Last year, the industry achieved another breakthrough when it convinced SEBI to allow pass-through taxation for losses incurred by AIFs. Local managers now make the case that under this liberalized regime, AIFs are a more powerful investment vehicle than the foreign portfolio investor (FPI) structure primarily used to make investments from offshore funds.
AIFs can tap domestic capital sources and don’t need to worry about foreign investment restrictions in certain sectors. For example, offshore players can only own up to 49% of single brand retail, insurance, banking and telecom businesses. Further, AIFs don’t have to adhere to a mandatory one-year lock-up period after an investee goes public.
"Since good IPOs are priced such as to provide a decent post IPO pop, this flexibility of no-lock up for an AIF is very useful. You can also do put-call options with little or no restrictions, differentiated pricing structures, buyback options, structured deals within the gamut of an equity investment that an overseas investor cannot do,” says Bobby Pauly, a partner at Tata Opportunities Fund.
Progress impeded?
Some restrictions do remain. AIFs are subject to limits on what percentage of the corpus can be invested in any one company, on the use of leverage, and on investments in companies incorporated outside India. This means IT services companies – a popular target for private equity – are beyond their reach. There is a $750 million cap on total outbound investment by category one AIFs and exposure to a single foreign company usually cannot exceed 10%.
For many investors, though, the advantages outweigh the drawbacks, hence the rising uptake. While offshore feeder vehicles are still used to channel contributions from foreign LPs into India-domiciled master funds, some groups – notably endowments and foundations – are said to be comfortable enough to participate in the onshore structure directly. The fund recently raised by 3one4 is a case in point.

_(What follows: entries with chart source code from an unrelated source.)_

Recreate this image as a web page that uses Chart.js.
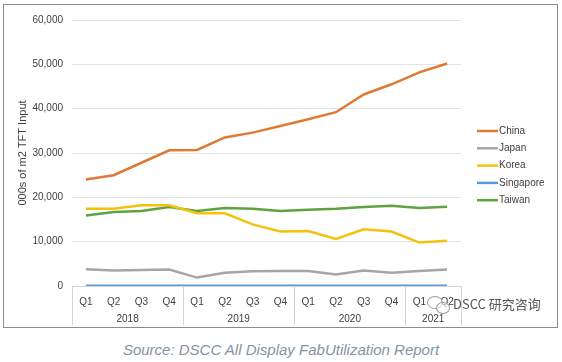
<!DOCTYPE html>
<html>
<head>
<meta charset="utf-8">
<script src="https://cdn.jsdelivr.net/npm/chart.js@4.4.1/dist/chart.umd.min.js"></script>
<style>
  body { margin: 0; background: #fff; width: 562px; height: 362px; position: relative; overflow: hidden; font-family: "Liberation Sans", Arial, sans-serif; }
  #frame { position: absolute; left: 3px; top: 4px; width: 553px; height: 322px; border: 1px solid #8c8c8c; }
  #source { position: absolute; left: 0; width: 562px; top: 341px; text-align: center; font-style: italic; font-size: 15px; color: #8494a4; }
  #mark { position: absolute; left: 453px; top: 294px; font-family: "Noto Sans CJK SC", sans-serif; font-size: 13px; color: #555; }
  .bub { position: absolute; border: 1.5px solid #9a9a9a; border-radius: 50%; background: rgba(255,255,255,0.6); }
</style>
</head>
<body>
<div id="frame"><canvas id="chart" width="553" height="322"></canvas></div>
<div class="bub" style="left:427px;top:296px;width:14px;height:11px;"></div>
<div class="bub" style="left:436px;top:302px;width:12px;height:10px;"></div>
<div id="mark">DSCC 研究咨询</div>
<div id="source">Source: DSCC All Display FabUtilization Report</div>
<script>
const quarters = ["Q1", "Q2", "Q3", "Q4", "Q1", "Q2", "Q3", "Q4", "Q1", "Q2", "Q3", "Q4", "Q1", "Q2"];
const years = ["2018", "2019", "2020", "2021"];
const quartersPerYear = [4, 4, 4, 2];

const china = [24000, 25000, 27800, 30600, 30700, 33500, 34600, 36100, 37600, 39200, 43200, 45500, 48200, 50200];
const japan = [3800, 3500, 3600, 3700, 1900, 3000, 3300, 3400, 3400, 2600, 3500, 3000, 3400, 3700];
const korea = [17400, 17400, 18200, 18200, 16400, 16400, 13900, 12300, 12400, 10600, 12800, 12300, 9800, 10200];
const singapore = [50, 50, 50, 50, 50, 50, 50, 50, 50, 50, 50, 50, 50, 50];
const taiwan = [15900, 16700, 16900, 17800, 16900, 17600, 17400, 16900, 17200, 17400, 17800, 18100, 17600, 17900];

const FONT = "'Liberation Sans', Arial, sans-serif";

function line(label, data, color) {
  return { label, data, borderColor: color, backgroundColor: color, borderWidth: 2.5, pointRadius: 0, tension: 0 };
}

// year row under the quarter labels, with separators like Excel's multi-level axis
const yearAxis = {
  id: "yearAxis",
  afterDraw(chart) {
    const ctx = chart.ctx;
    const x = chart.scales.x;
    const w = x.getPixelForValue(1) - x.getPixelForValue(0);
    const top = chart.chartArea.bottom;
    ctx.save();
    ctx.strokeStyle = "#d4d4d4";
    ctx.lineWidth = 1;
    ctx.fillStyle = "#404040";
    ctx.font = "10px " + FONT;
    ctx.textAlign = "center";
    ctx.textBaseline = "middle";
    let start = 0;
    years.forEach((yr, i) => {
      const end = start + quartersPerYear[i] - 1;
      const left = x.getPixelForValue(start) - w / 2;
      const right = x.getPixelForValue(end) + w / 2;
      ctx.beginPath();
      ctx.moveTo(Math.round(left) + 0.5, top);
      ctx.lineTo(Math.round(left) + 0.5, top + 39);
      if (i === years.length - 1) {
        ctx.moveTo(Math.round(right) + 0.5, top);
        ctx.lineTo(Math.round(right) + 0.5, top + 39);
      }
      ctx.stroke();
      ctx.fillText(yr, (left + right) / 2, top + 33);
      start = end + 1;
    });
    ctx.restore();
  }
};

// legend on the right, lines + names
const sideLegend = {
  id: "sideLegend",
  afterDraw(chart) {
    const ctx = chart.ctx;
    ctx.save();
    ctx.font = "10px " + FONT;
    ctx.fillStyle = "#404040";
    ctx.textBaseline = "middle";
    chart.data.datasets.forEach((ds, i) => {
      const y = 126 + i * 17.3;
      ctx.strokeStyle = ds.borderColor;
      ctx.lineWidth = 2.5;
      ctx.beginPath();
      ctx.moveTo(473, y);
      ctx.lineTo(494, y);
      ctx.stroke();
      ctx.fillText(ds.label, 495, y);
    });
    ctx.restore();
  }
};

new Chart(document.getElementById("chart"), {
  type: "line",
  data: {
    labels: quarters,
    datasets: [
      line("China", china, "#df7a36"),
      line("Japan", japan, "#a5a5a5"),
      line("Korea", korea, "#f4c20d"),
      line("Singapore", singapore, "#5b9bd5"),
      line("Taiwan", taiwan, "#5fa33e"),
    ],
  },
  options: {
    responsive: false,
    animation: false,
    layout: { padding: { top: 11, right: 96, bottom: 0, left: 0 } },
    plugins: { legend: { display: false }, tooltip: { enabled: false } },
    scales: {
      x: {
        offset: true,
        grid: { display: false },
        border: { display: true, color: "#d4d4d4" },
        ticks: { color: "#404040", font: { size: 10, family: FONT }, padding: 2, maxRotation: 0, autoSkip: false },
        afterFit: (s) => { s.height = 41; },
      },
      y: {
        min: 0,
        max: 60000,
        grid: { color: "#e2e2e2", drawTicks: false },
        border: { display: false },
        ticks: {
          stepSize: 10000,
          padding: 9,
          color: "#404040",
          font: { size: 10, family: FONT },
          callback: (v) => v.toLocaleString("en-US"),
        },
        title: { display: true, text: "000s of m2 TFT Input", color: "#404040", font: { size: 11, family: FONT }, padding: { top: 12 } },
        afterFit: (s) => { s.width = 68; },
      },
    },
  },
  plugins: [yearAxis, sideLegend],
});
</script>
</body>
</html>
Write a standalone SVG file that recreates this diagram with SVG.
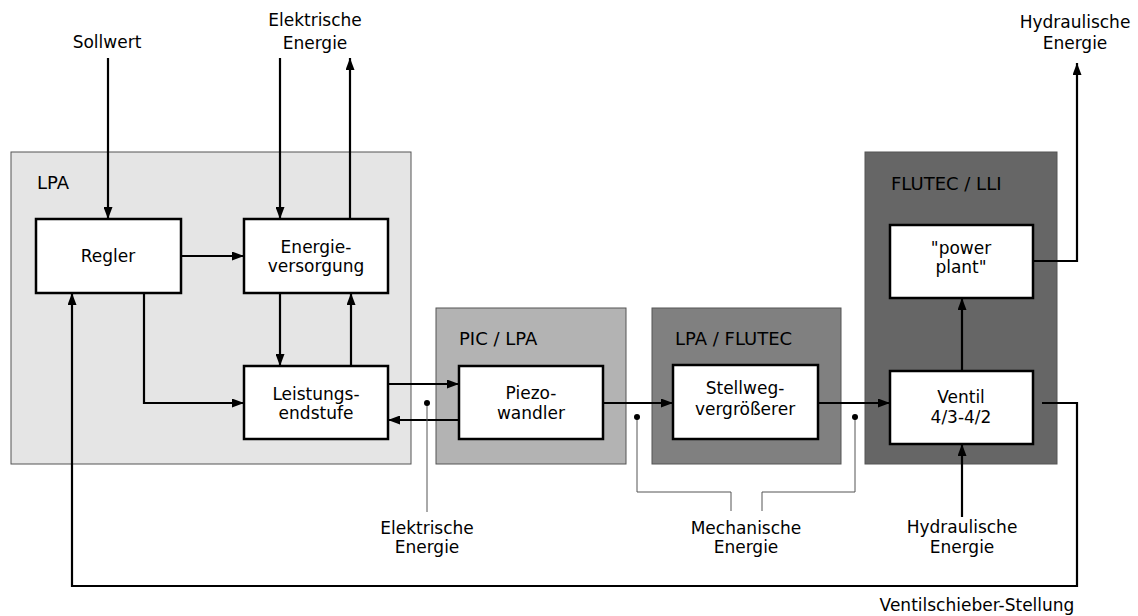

The rise of the AIF is not purely a foreign capital story. Interest in private equity and venture capital from local high net worth individuals has increased substantially in recent years. It is hoped this will in turn lead to more domestic institutional involvement, which is currently limited to a relatively small number of financial institutions.
However, the attention showered on the structure has proved to be a double-edged sword. Citing the inexperience of many local investors participating in the asset class, SEBI is considering new rules that have unnerved the industry. Last month, it announced plans for performance benchmarking – fund managers would have to pay independent third parties to verify their track records – and standardization of private placement memorandums.
“If they bring in these reforms, Indian GPs are going to be subject to a very different set of rules compared to GPs in other parts of the world,” observes Tun of Dechert.
Concerns within the private equity community center on whether benchmarking would deliver any insight – any system would require considerable thought given the variety of strategies pursued in the market – and additional costs incurred due to the rising compliance burden. GPs already pay high indirect taxes in the form of an 18% goods and service tax levy on management fees. “They won't drop it,” says 3one4’s Pai. “It has been made clear to everyone that this is not going to go away.”
If these issues prove intractable, offshore funds or hybrids could stage a resurgence. Fund formation lawyers report a recent uptick in queries regarding Singapore-based feeders.
Viewed from a wider standpoint, a successful AIF regime is integral to an Indian economy seeking to bounce back from a recent slump. Private equity and venture capital are expected to play a part in this, but much rests on facilitating the flow of capital, from foreign and domestic sources, into and out of investment vehicles that operate with relative freedom.
“India is aspiring to be a $5 trillion economy and our supply of local capital is yet to meaningfully pick up,” concedes Sancheti of Nishith Desai. “A clear path to grow the economy requires mobilizing patient foreign investment.”